Although the therapeutic approach in RVH remains controversial, there are three therapeutic options available: medical therapy, percutaneous angioplasty with or without stent placement, and surgical revascularization or, in some cases, resection of a “pressor” kidney. The effectiveness of angiotensin-converting enzyme and angiotensin II receptor blockers has made it easy to control blood pressure in patients with RVH [11]. On the other hand, several studies showed the effectiveness of PTRA with or without stent placement [12, 13]. A prospective study investigating the efficacy of stent revascularization for the prevention of cardiovascular and renal events among patients with renal artery stenosis is ongoing [14].

The management of RVH in patients with atrophic kidney is unclear. Thomaz et al. [15] demonstrated the beneficial effect on blood pressure of nephrectomy of the atrophic kidney. However, nephrectomy is normally accepted as one of the last options. Nagata et al. [16] first reported successful PTRA with stent placement in a patient with a chronic total occluded renal artery in an atrophied kidney. In this case, renal vein sampling was carried out and showed bilateral difference; this was similarly observed in our case. Alchi et al. [17] also evaluated the bilateral difference in a case of chronic renal artery occlusion.
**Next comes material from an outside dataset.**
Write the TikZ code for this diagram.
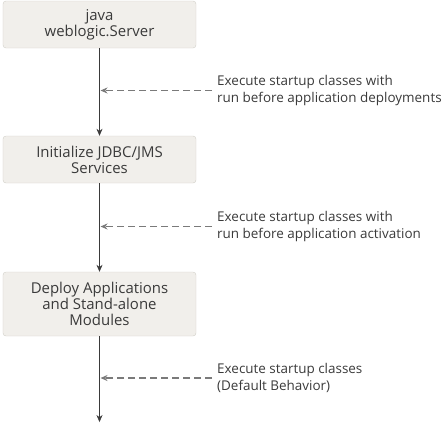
\documentclass[tikz,border=0pt]{standalone}
\usepackage{fontspec}
\setmainfont{Open Sans}
\usetikzlibrary{arrows.meta}
\definecolor{boxfill}{HTML}{F1EFEB}
\definecolor{boxline}{HTML}{D2CFC8}
\definecolor{inktext}{HTML}{3A3A3A}
\definecolor{hookgray}{HTML}{7A7A7A}
\begin{document}
\begin{tikzpicture}[x=1bp, y=-1bp, font=\fontsize{13.5}{17}\selectfont, text=inktext,
    box/.style={draw=boxline, fill=boxfill, rounded corners=3bp, minimum width=193bp, minimum height=47bp, align=center, font=\fontsize{15}{16}\selectfont},
    note/.style={anchor=west, align=left, inner sep=0pt},
    flow/.style={-{Stealth[length=7bp, width=6bp]}, semithick, draw=inktext},
    hook/.style={-{Stealth[length=7bp, width=6bp]}, dash pattern=on 7bp off 4bp, line width=1.8bp, draw=hookgray}]
        \useasboundingbox (0,0) rectangle (448,424);
        \node[box] (srv) at (99.5,24.5) {java\\weblogic.Server};
        \node[box, below of=srv, node distance=135bp] (init) {Initialize JDBC/JMS\\Services};
        \node[box, below of=init, node distance=144.5bp, minimum height=64bp] (mods) {Deploy Applications\\and Stand-alone\\Modules};
        \coordinate[below of=mods, node distance=118bp] (tail);

        \node[note] (predeploy) at (217,90.5) {Execute startup classes with\\run before application deployments};
        \node[note] (preact) at (217,226.5) {Execute startup classes with\\run before application activation};
        \node[note] (default) at (217,378) {Execute startup classes\\(Default Behavior)};

        \draw[flow] (srv) -- (init);
        \draw[flow] (init) -- (mods);
        \draw[flow] (mods) -- (tail);
        \draw[hook] ([xshift=-5bp]predeploy.west) -- ([xshift=1bp]srv.south |- predeploy.west);
        \draw[hook] ([xshift=-5bp]preact.west) -- ([xshift=1bp]init.south |- preact.west);
        \draw[hook] ([xshift=-5bp]default.west) -- ([xshift=1bp]mods.south |- default.west);
    \end{tikzpicture}
\end{document}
These two cases and our case indicate the possibility that the renin–angiotensin system is enhanced in an atrophic kidney with chronic renal artery occlusion. Therefore, PTRA with stent placement might be useful in a case with residual endocrine function that is maintained by collateral blood flow in an atrophic kidney with chronic renal artery occlusion.

In the present case, the effective renal plasma flow increased in the left kidney with chronic total occlusion and decreased in the right kidney with mild stenosis, as determined by 99mTc-MAG3 renography after PTRA. This result was even more noticeable 1 year after PTRA. La Batide-Alanore et al. [18] reported similar outcomes after PTRA in 32 patients with unilateral renal artery stenosis. It is unclear whether the treatment is associated with long-term renal benefits; however, the decrease in effective renal flow in the intact kidney leads to a reduction of the intraglomerular pressure, which surely results in protection of the kidney. In fact, the kidney function in this patient improved to within the normal range.

Most interestingly, computed tomography demonstrated improvement in the atrophy of the left kidney. Whereas the atrophy in itself is considered to be irreversible in general, it was reversible in the present case. Mounier-Véhier et al. [19] have also reported that there was a significant increase in medullary length in the poststenotic/revascularized kidneys at 6 months after PTRA in renovascular hypertensive patients, suggesting that the increase in the effective renal plasma flow may be related to the improvement in the size of atrophic kidney. These findings could provide useful knowledge in considering the indications for PTRA.

In conclusion, we presented a case of chronic total occlusion in an atrophic kidney treated with PTRA. Further studies are required to confirm the efficacy of PTRA for RVH with an atrophic kidney.